Questions arise. If the aliens need bodies in order to function, how did they get here to take ours in the first place? The body Jackson found has had vital sections removed that govern emotional response, suggesting the aliens need our brains for the motor functions, language centers, and critical thinking. Must the body inhabited be human – that is, could an alien entity choose to take over another animal? Say, a cat? Jackson thinks so. As it happens, Regan has brought a cat into SHADO HQ. It's the same one that got him and his wife into the aliens' hands. Regan, meanwhile, has snapped. He's assaulted Foster and returned to Moonbase when he was ordered grounded by Straker. Must be mind control, happens every other week. Straker, that intuitive wonder, he figures it out. There's a four-footed infiltrator on the base, and is the one influencing his pilot. Luckily there was a dog food commercial being filmed at the studio that day. How's that for a convenient plot point?

The cat deserves singling out. Instead of the standard black cat you'd usually get for the Halloween season, we have a sleek and slinky Siamese that exudes a sly, observant intelligence. This feline is well cast.

What fascinates me about this revelation is what's not explored but merely suggested. When Regan attacks Foster, prompted by the cat, Regan acts like a cat, snarling and clawing. But the cat isn't a cat anymore! Is it? It's an alien intellect. It's intentions are those of an alien, cold and calculated, the advanced plotting of an intellect. Yet, the actions dictated to Regan are those of an animal. This suggests to me that the aliens' thoughts are translated through the physical wiring of the brain it inhabits, and are thus affected by or dependent upon the characteristics of that brain. Remember that the aliens have in thee past been unable or unwilling to communicate verbally. Perhaps the speech centers of their hosts bodies have been cut or are otherwise inaccessible. I don't know what it all means or how it adds up, but I'm fascinated by the possibilities!

A more obvious wasted opportunity lies in bringing back Vladek Sheybal for a single scene that amounts to exposition. It's a waste of his talent and charisma, frankly. Think of what his hypothesis means, and imagine a Jackson-centric episode that forced him to prove his theory by pitting his wits and sly cunning against the alien/cat/Regan. Sounds like a 10 right there.

But we get what we get, and I lapped this one like cream. I am giving it 8 convenient headaches for a dull dinner party.

Thoughts:
“Here we go again” , someone says at ep start as the UFOs attack.

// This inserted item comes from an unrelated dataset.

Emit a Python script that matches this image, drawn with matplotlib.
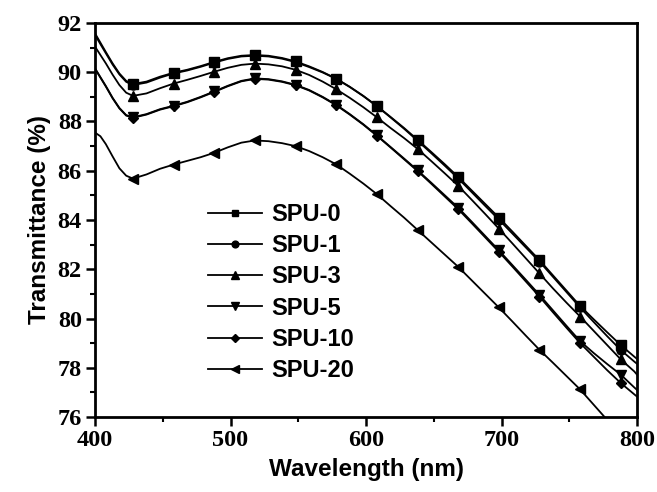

They could be addressing the audience, which is kinda delicious because what follows is not exactly business as usual no matter that it leads to the same ol' thing.

The cat/alien has one hell of a range when it comes to mental telepathy! He influences Regan from England while the pilot is flying over the moon!

There's subtle moment that reveals a vital plot point. After Regan has been abducted, he is talking about his wife. Obviously the man is in shock and grieving, as there's little hope she will ever come back alive. So, his zombielike responses would be natural. However, while he speaks, he switched his wedding ring from his left hand to his right. It's a visual clue that something about him has been reversed or tampered with. Again, the direction in this ep is especially nice.